Addetto al trasporto e al carico scarico di pacchi della corrispondenza, è stato risarcito dalla società datrice di lavoro per il danno conseguente alle condizioni di lavoro

Nel 2014, la Corte di appello di Torino aveva respinto il gravame proposto da Poste Italiane contro la sentenza del Tribunale della stessa città che, in accoglimento del ricorso proposto da un suo dipendente, l’aveva condannata al pagamento, in favore del primo, della somma di 2.500 euro circa a titolo indennizzo per l’invalidità temporanea, sofferta in relazione alle conseguenze delle condizioni lavorative, cui era stato sottoposto. Il lavoratore svolgeva la mansione di furgonista e addetto al carico scarico della corrispondenza.

La vicenda

Ebbene, già in primo grado era emerso che le operazioni di carico e scarico cui era addetto, erano svolte con l’ausilio di carretti a traino o a spinta, ma che negli uffici di destinazione non vi erano carrelli; che il peso dei plichi variava, ma che di fatto non era osservata la direttiva del peso massimo di 30 Kg. e che, anzi, tale limite era spesso superato; ed infine, che per ogni turno le uscite erano molteplici presso i vari uffici postali.
Tutto ciò aveva portato il Tribunale adito a ritenere che la società convenuta avesse violato i suoi obblighi in materia di tutela delle condizioni di lavoro di cui alla clausola generale dell’art. 2087 c.c.
La vicenda finiva, perciò, in Cassazione con ricorso presentato dalla società Poste italiane.
Ebbene, anche questa volta la decisione impugnata è stata confermata.
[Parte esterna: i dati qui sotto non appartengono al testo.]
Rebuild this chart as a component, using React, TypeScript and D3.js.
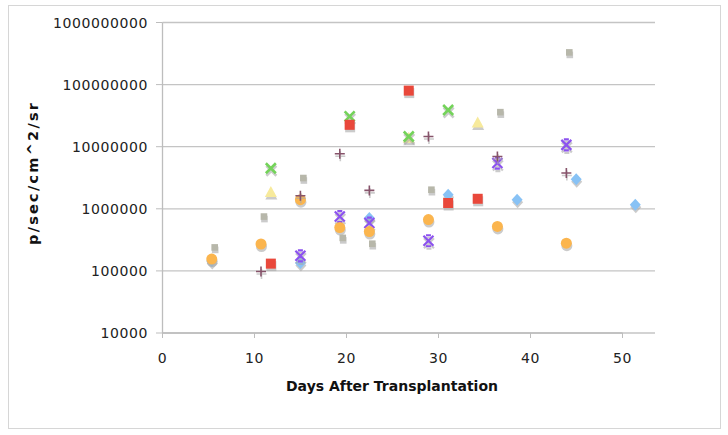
import React from 'react';
import * as d3 from 'd3';

// days after transplantation / photon flux, one array pair per animal
const blueDays = [5, 14, 21, 29, 36, 42, 48];
const blueValues = [145000, 134000, 710000, 1680000, 1400000, 3000000, 1160000];

const yellowDays = [11, 25, 32];
const yellowValues = [1860000, 14000000, 24600000];

const greenDays = [11, 19, 25, 29];
const greenValues = [4500000, 30700000, 14600000, 39000000];

const redDays = [11, 19, 25, 29, 32];
const redValues = [131000, 22500000, 80000000, 1240000, 1450000];

const purpleDays = [14, 18, 21, 27, 34, 41];
const purpleValues = [175000, 750000, 590000, 306000, 5450000, 10700000];

const orangeDays = [5, 10, 14, 18, 21, 27, 34, 41];
const orangeValues = [155000, 271000, 1400000, 500000, 430000, 670000, 520000, 280000];

const plumDays = [10, 14, 18, 21, 27, 34, 41];
const plumValues = [98000, 1620000, 7700000, 1980000, 14600000, 6970000, 3770000];

const grayDays = [5.3, 10.3, 14.3, 18.3, 21.3, 27.3, 34.3, 41.3];
const grayValues = [239000, 750000, 3130000, 340000, 274000, 2030000, 36000000, 330000000];

const xTicks = [0, 10, 20, 30, 40, 50];
const yTicks = [10000, 100000, 1000000, 10000000, 100000000, 1000000000];

const series = [
  { days: blueDays, values: blueValues, shape: 'diamond', color: '#88c2f5' },
  { days: yellowDays, values: yellowValues, shape: 'triangle', color: '#f7ea9c' },
  { days: greenDays, values: greenValues, shape: 'x', color: '#74d35a' },
  { days: redDays, values: redValues, shape: 'square', color: '#e9483b' },
  { days: purpleDays, values: purpleValues, shape: 'star', color: '#8c52ef' },
  { days: orangeDays, values: orangeValues, shape: 'circle', color: '#fbb54e' },
  { days: plumDays, values: plumValues, shape: 'plus', color: '#86536a' },
  { days: grayDays, values: grayValues, shape: 'small', color: '#b7b7aa' },
];

const font = '"DejaVu Sans", Verdana, sans-serif';

function Marker({ shape, color, x, y }) {
  switch (shape) {
    case 'diamond':
      return <path d={`M${x},${y - 6}L${x + 5.5},${y}L${x},${y + 6}L${x - 5.5},${y}Z`} fill={color} />;
    case 'triangle':
      return <path d={`M${x},${y - 6}L${x + 6},${y + 5}L${x - 6},${y + 5}Z`} fill={color} />;
    case 'square':
      return <rect x={x - 5} y={y - 5} width={10} height={10} fill={color} />;
    case 'small':
      return <rect x={x - 3.3} y={y - 3.3} width={6.6} height={6.6} fill={color} />;
    case 'circle':
      return <circle cx={x} cy={y} r={5.5} fill={color} />;
    case 'x':
      return (
        <path d={`M${x - 5},${y - 5}L${x + 5},${y + 5}M${x + 5},${y - 5}L${x - 5},${y + 5}`}
          stroke={color} strokeWidth={2.6} fill="none" />
      );
    case 'star':
      // X with short caps top and bottom
      return (
        <path d={`M${x - 5},${y - 5}L${x + 5},${y + 5}M${x + 5},${y - 5}L${x - 5},${y + 5}M${x - 2.5},${y - 5.5}L${x + 2.5},${y - 5.5}M${x - 2.5},${y + 5.5}L${x + 2.5},${y + 5.5}`}
          stroke={color} strokeWidth={2.2} fill="none" />
      );
    case 'plus':
      return (
        <path d={`M${x - 5},${y}L${x + 5},${y}M${x},${y - 5}L${x},${y + 5}`}
          stroke={color} strokeWidth={1.6} fill="none" />
      );
    default:
      return null;
  }
}

export default function App() {
  const width = 728,
    height = 435;

  // the points span a wider band than the printed axis, as in the original
  const x = d3.scaleLinear().domain([0, 50]).range([162.5, 655]);
  const xAxis = d3.scaleLinear().domain([0, 50]).range([162.5, 622.5]);
  const y = d3.scaleLog().domain([10000, 1000000000]).range([333, 22.5]);

  return (
    <svg width={width} height={height} style={{ position: 'fixed', left: 0, top: 0, background: '#fff' }}>
      <rect x={8.5} y={5.5} width={712} height={423} fill="#fff" stroke="#d6d6d6" />

      {yTicks.map(t => (
        <g key={t}>
          <line x1={162.5} x2={655} y1={y(t)} y2={y(t)} stroke="#c4c4c4" strokeWidth={1.3} />
          <line x1={156} x2={162.5} y1={y(t)} y2={y(t)} stroke="#bdbdbd" />
          <text x={148} y={y(t) + 5} textAnchor="end" fontFamily={font} fontSize={14}
            letterSpacing={0.6} fill="#222">{t}</text>
        </g>
      ))}
      <line x1={162.5} x2={162.5} y1={y(1e9)} y2={y(1e4)} stroke="#bdbdbd" strokeWidth={1.3} />
      <line x1={162.5} x2={622.5} y1={y(1e4)} y2={y(1e4)} stroke="#bdbdbd" strokeWidth={1.3} />

      {xTicks.map(t => (
        <g key={t}>
          <line x1={xAxis(t)} x2={xAxis(t)} y1={333} y2={338} stroke="#bdbdbd" />
          <text x={xAxis(t)} y={363} textAnchor="middle" fontFamily={font} fontSize={14}
            letterSpacing={0.6} fill="#222">{t}</text>
        </g>
      ))}

      <text x={392} y={391} textAnchor="middle" fontFamily={font} fontSize={14}
        fontWeight="bold" fill="#111">Days After Transplantation</text>
      <text transform="translate(38,174) rotate(-90)" textAnchor="middle" fontFamily={font}
        fontSize={14.5} fontWeight="bold" fill="#111" textLength={142} lengthAdjust="spacing">
        p/sec/cm^2/sr
      </text>

      {series.map((s, i) => (
        <g key={i}>
          {s.days.map((d, j) => (
            <g key={j}>
              <g opacity={0.6} transform="translate(0.5,2.5)">
                <Marker shape={s.shape} color="#a9a9a9" x={x(d)} y={y(s.values[j])} />
              </g>
              <Marker shape={s.shape} color={s.color} x={x(d)} y={y(s.values[j])} />
            </g>
          ))}
        </g>
      ))}
    </svg>
  );
}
La decisione della Cassazione

Ed invero, i giudici Ermellini hanno reputato che il giudizio espresso dalla Corte territoriale fosse incensurabile sotto ogni aspetto.
Poste italiane aveva omesso di ottemperare agli obblighi concernenti la sottoposizione del dipendente a visite di controllo sanitario o comunque all’osservanza della normativa in tema di idoneità alle mansioni svolte, posto che la sua organizzazione lavorativa aveva comportato per il proprio dipendente, per un arco di tempo di oltre 12 anni, il continuo ricorso al sollevamento manuale di carichi, costituiti dai pacchi postali ed al trasporto manuale dei carrelli con cui i pacchi erano movimentati.
Al riguardo era stato correttamente osservato che, al di là del peso di ciascun carico, nel rispetto o meno della normativa, il lavoratore era stato esposto a sforzi fisici, troppo frequenti e prolungati, che ne avevano sollecitato, in particolare, la colonna vertebrale.
La Corte di appello aveva, poi, rilevato che i disturbi fisici dell’uomo erano temporalmente compatibili con tale ricostruzione e che non vi erano errori diagnostici o contraddizioni nello sviluppo dell’esame della sua situazione personale, peraltro, confermati dal Ctu e non contestate in giudizio.
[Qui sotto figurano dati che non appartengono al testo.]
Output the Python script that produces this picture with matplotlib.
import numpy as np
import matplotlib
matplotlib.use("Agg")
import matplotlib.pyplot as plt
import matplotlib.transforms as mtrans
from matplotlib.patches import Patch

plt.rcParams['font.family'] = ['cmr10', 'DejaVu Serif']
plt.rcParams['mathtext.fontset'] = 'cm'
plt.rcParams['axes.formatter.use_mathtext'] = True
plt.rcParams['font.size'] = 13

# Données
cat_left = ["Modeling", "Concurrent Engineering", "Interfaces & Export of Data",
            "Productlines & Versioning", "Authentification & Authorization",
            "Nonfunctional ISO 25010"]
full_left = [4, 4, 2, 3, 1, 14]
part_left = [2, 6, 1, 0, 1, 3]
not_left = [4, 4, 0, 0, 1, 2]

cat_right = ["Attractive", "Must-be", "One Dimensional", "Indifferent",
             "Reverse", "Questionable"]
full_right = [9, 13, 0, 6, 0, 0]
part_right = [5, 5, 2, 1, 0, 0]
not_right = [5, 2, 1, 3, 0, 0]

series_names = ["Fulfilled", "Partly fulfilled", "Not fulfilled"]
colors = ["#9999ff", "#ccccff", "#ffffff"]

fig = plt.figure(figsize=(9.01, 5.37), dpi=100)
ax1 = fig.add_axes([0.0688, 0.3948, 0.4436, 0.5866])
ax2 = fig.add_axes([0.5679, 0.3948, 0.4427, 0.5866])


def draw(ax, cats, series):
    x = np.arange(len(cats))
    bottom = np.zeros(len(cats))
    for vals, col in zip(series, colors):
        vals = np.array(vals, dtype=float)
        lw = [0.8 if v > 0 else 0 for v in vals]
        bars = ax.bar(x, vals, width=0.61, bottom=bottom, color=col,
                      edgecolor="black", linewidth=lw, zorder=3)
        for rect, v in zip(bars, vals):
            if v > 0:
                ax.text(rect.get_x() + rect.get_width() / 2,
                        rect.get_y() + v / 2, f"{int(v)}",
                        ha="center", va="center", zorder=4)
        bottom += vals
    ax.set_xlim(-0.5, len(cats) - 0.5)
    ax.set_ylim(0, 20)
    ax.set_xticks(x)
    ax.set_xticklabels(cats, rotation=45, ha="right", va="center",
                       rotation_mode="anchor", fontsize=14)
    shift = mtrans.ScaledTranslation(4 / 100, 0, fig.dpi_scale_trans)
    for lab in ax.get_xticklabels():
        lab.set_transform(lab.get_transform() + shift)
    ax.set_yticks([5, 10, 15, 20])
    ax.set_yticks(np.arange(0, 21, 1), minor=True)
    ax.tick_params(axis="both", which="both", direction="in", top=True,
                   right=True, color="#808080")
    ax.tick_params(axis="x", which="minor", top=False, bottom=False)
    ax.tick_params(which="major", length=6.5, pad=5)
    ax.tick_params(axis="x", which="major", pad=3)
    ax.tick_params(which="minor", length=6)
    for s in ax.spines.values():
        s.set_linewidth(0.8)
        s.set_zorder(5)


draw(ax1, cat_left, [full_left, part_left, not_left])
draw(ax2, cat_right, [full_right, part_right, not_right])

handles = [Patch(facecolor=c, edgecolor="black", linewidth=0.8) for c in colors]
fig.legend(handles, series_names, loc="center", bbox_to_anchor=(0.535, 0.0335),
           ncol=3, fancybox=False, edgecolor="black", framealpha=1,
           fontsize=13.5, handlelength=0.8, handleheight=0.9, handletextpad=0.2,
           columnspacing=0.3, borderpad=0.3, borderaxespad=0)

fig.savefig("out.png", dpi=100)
La personalizzazione del danno

Anche sotto il profilo della personalizzazione del danno, la sentenza impugnata risultava immune da vizi ed anzi era conforme ai principi esistenti in giurisprudenza, secondo cui “In tema di liquidazione del danno non patrimoniale per la ridotta o soppressa funzionalità di un arto in seguito ad una ingiusta lesione subita, la parte che chieda il risarcimento per pregiudizi ulteriori rispetto a quelli già forfettariamente compensati con la liquidazione attraverso i meccanismi tabellari, deve allegare altri pregiudizi di tipo esistenziale, individuando specifiche circostanze che incidano su aspetti “eccezionali” e non semplicemente quotidiani della vita, tali, per caratteristiche, dimensione od intensità ed in relazione alle proprie particolari condizioni di vita, da porli al di fuori delle conseguenze ordinariamente derivanti da pregiudizi dello stesso grado sofferti da persone della stessa età”.
E, nella specie, il lavoratore aveva ritualmente allegato tutti gli elementi a riprova del disagio patito in relazione ad attività sportive normalmente praticate e i giudici di merito avevano correttamente applicato le tabelle “milanesi” di liquidazione dei danni.
Con riferimento, poi, al danno biologico, la sentenza impugnata era conforme al seguente principio di diritto:”In tema di responsabilità del datore di lavoro per il danno da inadempimento l’indennizzo erogato dall’INAIL ai sensi dell’art. 13 del D.Lgs. n. 38 del 2000 non copre il danno biologico da inabilità temporanea, atteso che sulla base di tale norma, in combinato disposto con l’art. 66, comma 1, n. 2, del D.P.R. n. 1124 del 1965, il danno biologico risarcibile è solo quello relativo all’inabilità permanente” (cfr. Cass. 2.3.2018 n. 4972).
Insomma, niente da fare per la società Poste italiane, condannata in via definitiva a risarcire il danno al proprio dipendente.